Различить в толпе поэта предельно просто. Нужно спросить: доктор Фрейд или Доктор Кто? Если ответ будет «доктор Живаго», значит, с точки зрения Фрейда, этот человек мазохист, а с точки зрения Доктора Кто — фантастический идиот. Следовательно, перед вами поэт.
Кадр из фильма «Иерей-сан»
Может показаться странным, но, помимо пренебрежения ежегодной диспансеризацией, нас всех — я имею в виду людей, говорящих на русском языке, — объединяет ещё одна вещь. Мы все не читали Пастернака. Некоторые его при этом осуждают, но просто забыть тоже не есть хорошо. Поэтому вместо того чтобы говорить о том, что быть знаменитым некрасиво, мы говорим о некрасивых знаменитостях. Среди нас порой проявляются чудаки. Возможно, одним из них является автор этой заметки. И тогда мы говорим о красивых не-знаменитостях.

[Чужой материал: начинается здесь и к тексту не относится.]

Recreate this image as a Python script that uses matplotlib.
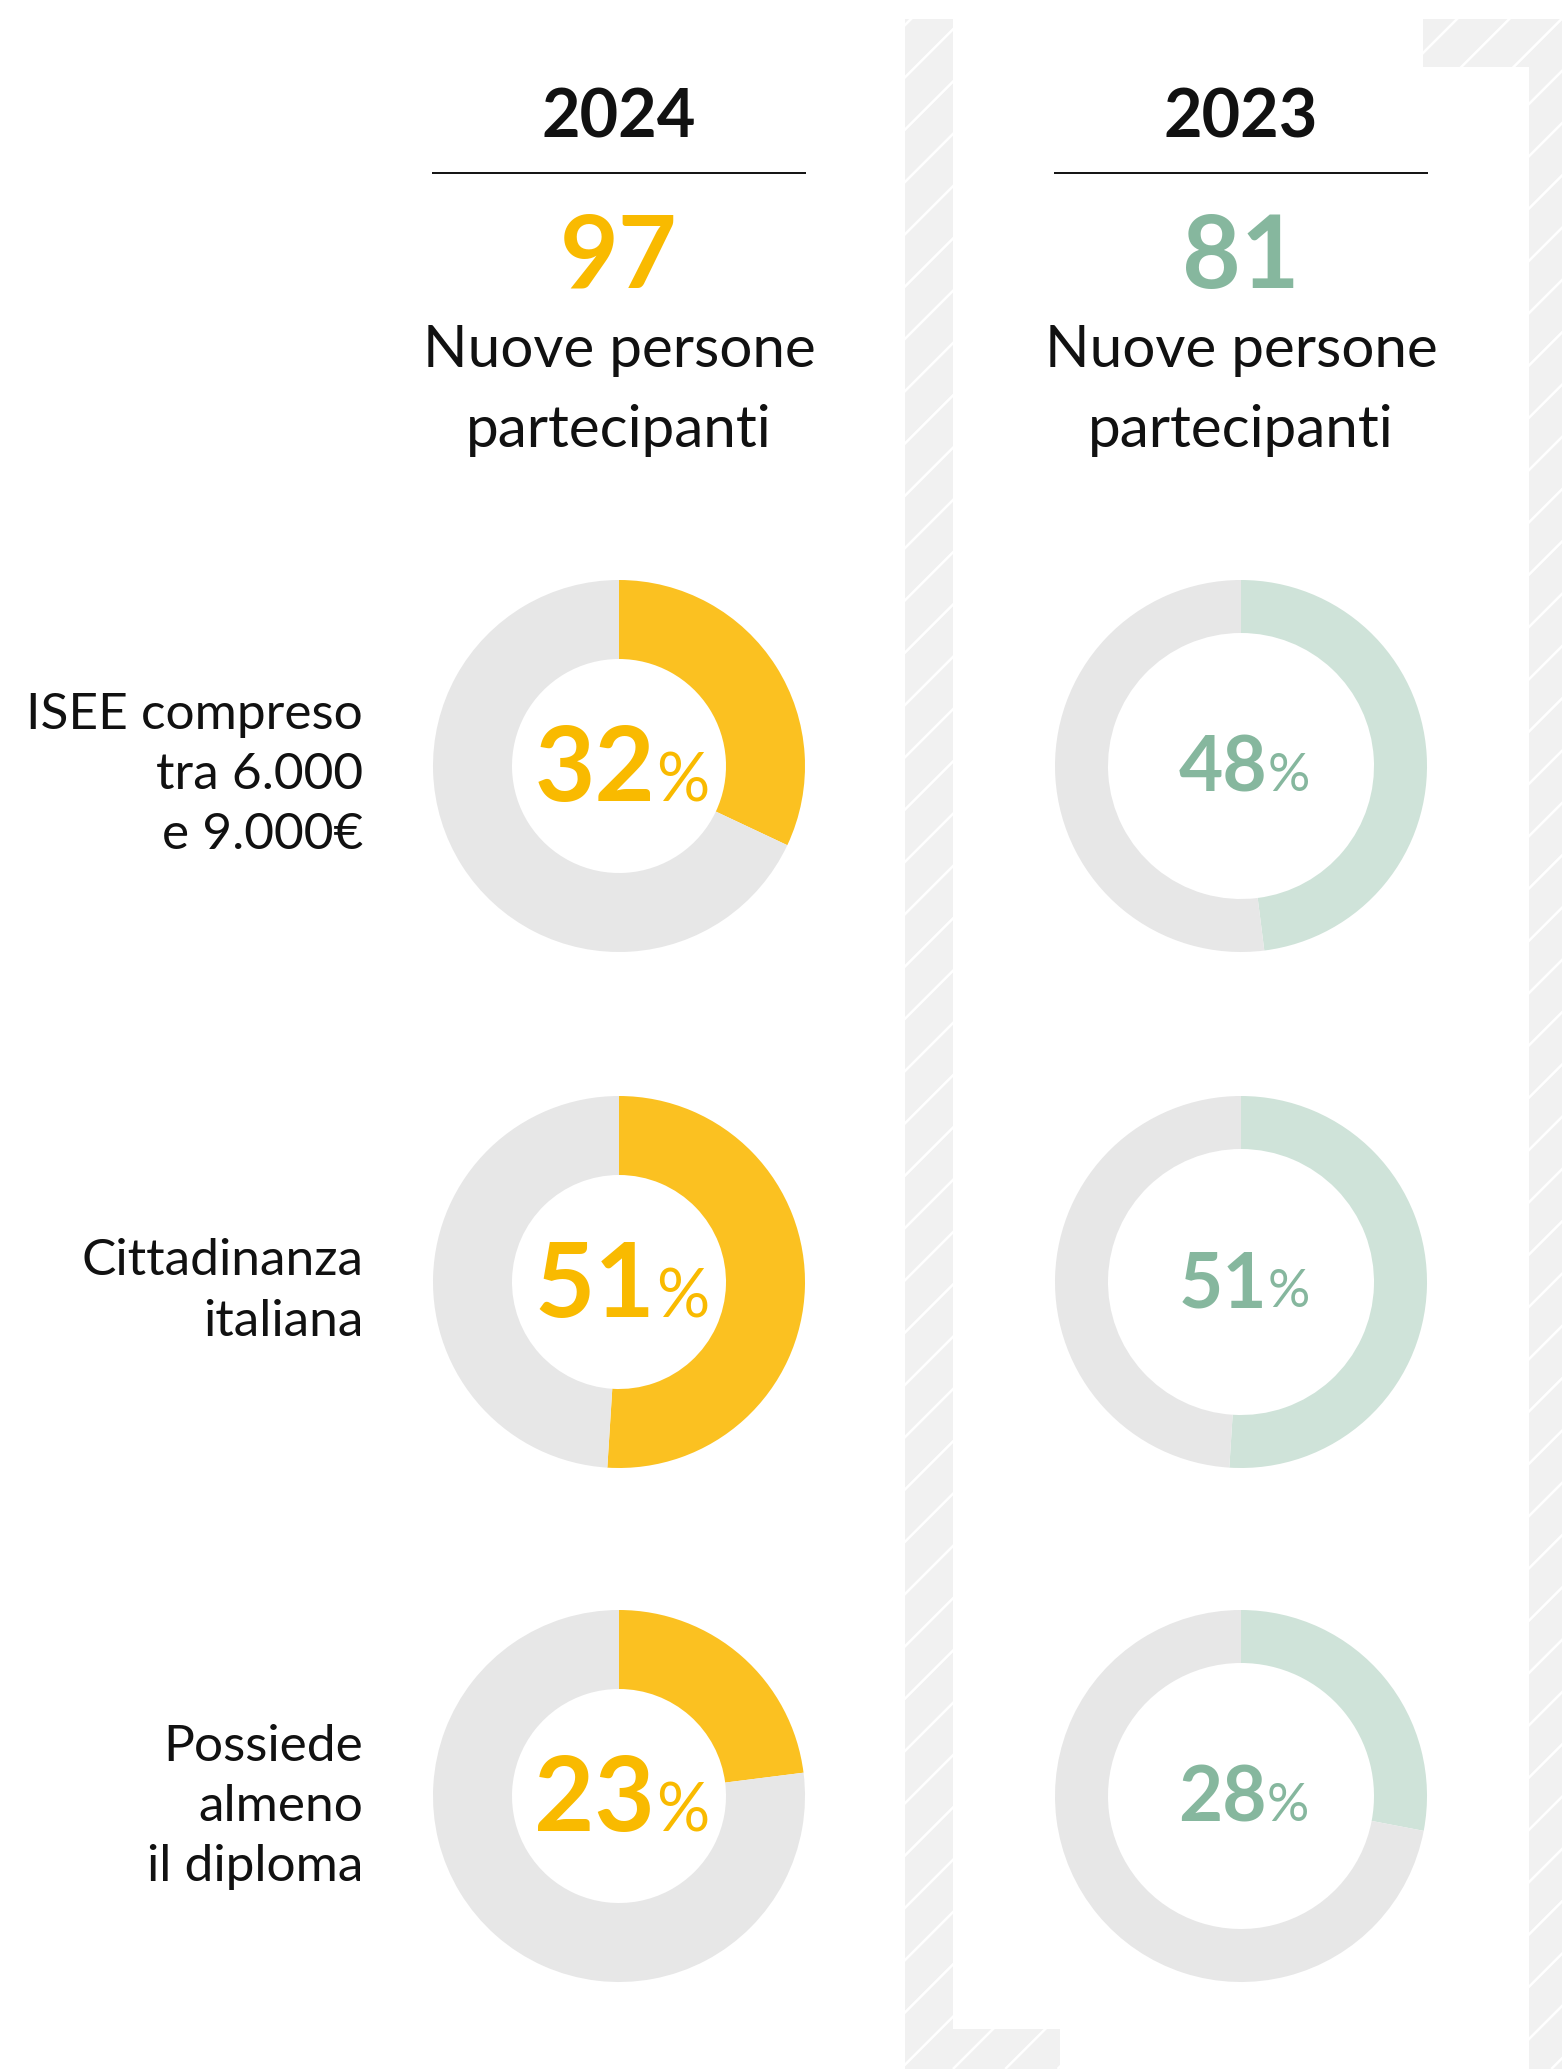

Однако не в этот раз, потому как Жору Крыжовникова и Ивана Охлобыстина знают все. Странно при этом, что их не пытались сравнить, потому что сходство налицо. В рамках этой заметки я не смогу дотошно проанализировать творческий метод того и другого, но для меня очевидно, что оба, избрав предметом российскую действительность в её лубочном варианте, рассматривают её с противоположно разных сторон.
Там, где Охлобыстин романтизирует, Крыжовников развенчивает. Сравните фильмы «Горько» и «ДМБ», и вы увидите, что тема в общем одна: пьянство. Но в одном случае оно скорее светлое, в другое скорее тёмное. В обоих случаях нефильтрованное, да.
Там, где Охлобыстин иронизирует, там Крыжовников серьёзен. Сравните фильмы «Даун Хаус» и «Нечаянно». Первый известен насмешливой сценой, в которой Мышкин и Рогожин едят на пару тело Настасьи Филипповны (фильм — ироническая экранизация «Идиота» Достоевского). Во втором главный герой взаправду убивает свою тёщу.
Там, где Охлобыстин героизирует, Крыжовников робеет. «Соловей-разбойник» и «Иерей-сан» — это песни о деятельной душе, может быть противоречивой, но живой. «Жизнь впереди» — это надгробная элегия, в прямом смысле: герои встречаются на похоронах друга, после чего затевают вечеринку. Повод даёт о себе знать: назвать это радостью сложно. Но своеобразное удовольствие они получают, вернее — временную разрядку от стресса при мысли, что кто-то умер.
«Прислонясь к дверному косяку, я ловлю в далёком отголоске, что случится на моём веку», — писал Пастернак. Насколько могу без фарисейства, скажу, что названные мною авторы пытаются слушать жизнь. Это спектр, диапазон. Вспомните принцип радиоприёмика. Можно ловить разные радиоволны, но эфир всё равно один.
А Пастернака, наверное, прочитать всё-таки надо. Хотя бы — чтобы различить в толпе поэта. А может быть, окажется, что он, то есть поэт, — ты и есть.